Est-ce une question de risque?
Réponse brève et peu surprenante: oui. Le facteur de loin le plus décisif pour la performance est le risque de placement encouru. A cet égard, un lien statistiquement significatif est établi entre les actions, l’immobilier, les obligations et la performance globale: plus il y a d’actions, plus la performance est élevée, plus il y a d’immobilier, plus la performance est élevée, et plus il y a d’obligations, plus la performance est faible.
Dans le domaine des placements alternatifs, une corrélation légèrement positive est établie avec le rendement global, mais elle n’est pas significative sur le plan statistique. Stephan Skaanes évoque ici le «cas classique du verre à moitié plein ou à moitié vide»: les résultats peuvent être interprétés dans le sens qui leur convient par les partisans comme par les adversaires des investissements en question. Mais plus important que cette évaluation, pour Stephan Skaanes, est le fait que les placements alternatifs se qualifient également comme des éléments de diversification selon son analyse.
Pourquoi les caisses de pensions n’investissent-elle pas de façon plus risquée?
Pour conclure son analyse, Stephan Skaanes s’est interrogé sur les raisons pour lesquelles certaines caisses de pensions investissent de façon plus risquée que d’autres. Afin de trouver une réponse, il a étudié les facteurs qui influent sur la capacité de risque d’une caisse de pensions. Le degré d’enveloppement de la caisse présente un lien légèrement positif avec la performance, mais qui n’est pas significatif. Au niveau de la part du capital de prévoyance technique des rentiers, comme on pouvait s’y attendre, un lien significatif est en revanche établi: plus les rentiers sont nombreux au sein de la caisse, plus la part stratégique des placements risqués est faible.

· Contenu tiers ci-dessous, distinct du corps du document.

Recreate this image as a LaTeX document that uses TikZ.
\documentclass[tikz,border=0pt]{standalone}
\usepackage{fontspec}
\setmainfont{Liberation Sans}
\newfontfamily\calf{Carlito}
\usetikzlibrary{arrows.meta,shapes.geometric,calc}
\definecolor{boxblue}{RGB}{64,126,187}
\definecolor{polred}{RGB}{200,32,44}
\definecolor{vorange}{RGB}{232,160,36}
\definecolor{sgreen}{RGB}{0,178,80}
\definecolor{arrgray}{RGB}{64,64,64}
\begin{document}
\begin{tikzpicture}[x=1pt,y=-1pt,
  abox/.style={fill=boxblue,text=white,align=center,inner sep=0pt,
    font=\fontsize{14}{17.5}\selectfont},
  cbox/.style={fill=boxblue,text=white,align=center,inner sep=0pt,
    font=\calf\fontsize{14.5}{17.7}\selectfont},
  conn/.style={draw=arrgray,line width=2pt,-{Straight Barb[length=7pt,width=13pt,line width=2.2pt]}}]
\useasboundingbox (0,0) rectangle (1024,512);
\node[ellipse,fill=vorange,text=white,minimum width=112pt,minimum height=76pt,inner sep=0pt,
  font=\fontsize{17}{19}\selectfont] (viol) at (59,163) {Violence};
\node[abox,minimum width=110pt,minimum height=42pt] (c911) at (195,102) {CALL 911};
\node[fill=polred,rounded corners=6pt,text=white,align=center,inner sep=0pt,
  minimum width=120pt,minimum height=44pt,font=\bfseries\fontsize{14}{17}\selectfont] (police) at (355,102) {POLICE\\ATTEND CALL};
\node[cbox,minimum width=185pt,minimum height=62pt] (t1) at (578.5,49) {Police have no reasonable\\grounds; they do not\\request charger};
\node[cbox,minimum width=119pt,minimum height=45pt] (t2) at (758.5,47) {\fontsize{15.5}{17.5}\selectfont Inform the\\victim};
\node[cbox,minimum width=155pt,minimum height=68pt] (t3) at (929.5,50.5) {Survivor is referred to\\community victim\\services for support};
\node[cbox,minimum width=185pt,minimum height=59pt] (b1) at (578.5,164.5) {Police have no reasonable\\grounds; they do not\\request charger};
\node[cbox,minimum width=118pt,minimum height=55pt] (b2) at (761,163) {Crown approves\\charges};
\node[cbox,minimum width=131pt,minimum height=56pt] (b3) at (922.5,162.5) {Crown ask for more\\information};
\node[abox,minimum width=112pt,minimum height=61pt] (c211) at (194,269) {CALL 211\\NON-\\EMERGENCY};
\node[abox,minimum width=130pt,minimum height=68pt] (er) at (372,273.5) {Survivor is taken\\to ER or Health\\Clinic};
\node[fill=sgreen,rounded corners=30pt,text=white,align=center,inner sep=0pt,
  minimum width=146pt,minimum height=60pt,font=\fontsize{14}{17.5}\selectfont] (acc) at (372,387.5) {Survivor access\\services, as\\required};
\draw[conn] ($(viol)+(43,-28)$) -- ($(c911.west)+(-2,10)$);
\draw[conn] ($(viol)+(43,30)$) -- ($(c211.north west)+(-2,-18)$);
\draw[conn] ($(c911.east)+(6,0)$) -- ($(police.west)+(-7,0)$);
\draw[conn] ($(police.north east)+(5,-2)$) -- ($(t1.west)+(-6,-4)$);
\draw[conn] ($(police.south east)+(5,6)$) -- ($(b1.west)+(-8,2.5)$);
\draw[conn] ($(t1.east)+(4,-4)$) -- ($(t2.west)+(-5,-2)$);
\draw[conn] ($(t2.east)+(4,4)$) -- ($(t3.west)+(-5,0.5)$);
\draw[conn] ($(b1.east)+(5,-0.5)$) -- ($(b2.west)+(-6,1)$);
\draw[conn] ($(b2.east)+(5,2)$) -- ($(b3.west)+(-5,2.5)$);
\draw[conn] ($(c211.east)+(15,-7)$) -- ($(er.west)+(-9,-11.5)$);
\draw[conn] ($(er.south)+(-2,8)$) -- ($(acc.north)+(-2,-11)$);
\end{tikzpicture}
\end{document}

Un lien positif existe avec le degré de couverture technique et la capacité d’assainissement – mais seulement dans les caisses de pensions de droit privé et pas chez les caisses de droit public. Selon Stephan Skaanes, cela révèle également que le contribuable s’ajoute chez les caisses de droit public comme un preneur de risque supplémentaire, ce qui modifie les mécanismes.
Les pièges de la moyenne
Dans la foulée, Stephan Skaanes attire l’attention sur un élément qui est non seulement décisif pour cette analyse, mais rend également très difficile la discussion sur le 2e pilier dans son ensemble: «La caisse de pensions suisse moyenne n’existe pas», affirme-t-il. La branche est incroyablement hétérogène, chaque caisse est confrontée à des défis qui ne sont propres qu’à elle.
On peut néanmoins constater que ce ne sont pas les facteurs fréquemment mentionnés de la gestion, de la tactique, des coûts ou de la taille de la caisse qui sont responsables d’une bonne performance, mais avant tout le risque de placement encouru. Pour le résumer en bon français: «It’s the structure – not the skills.»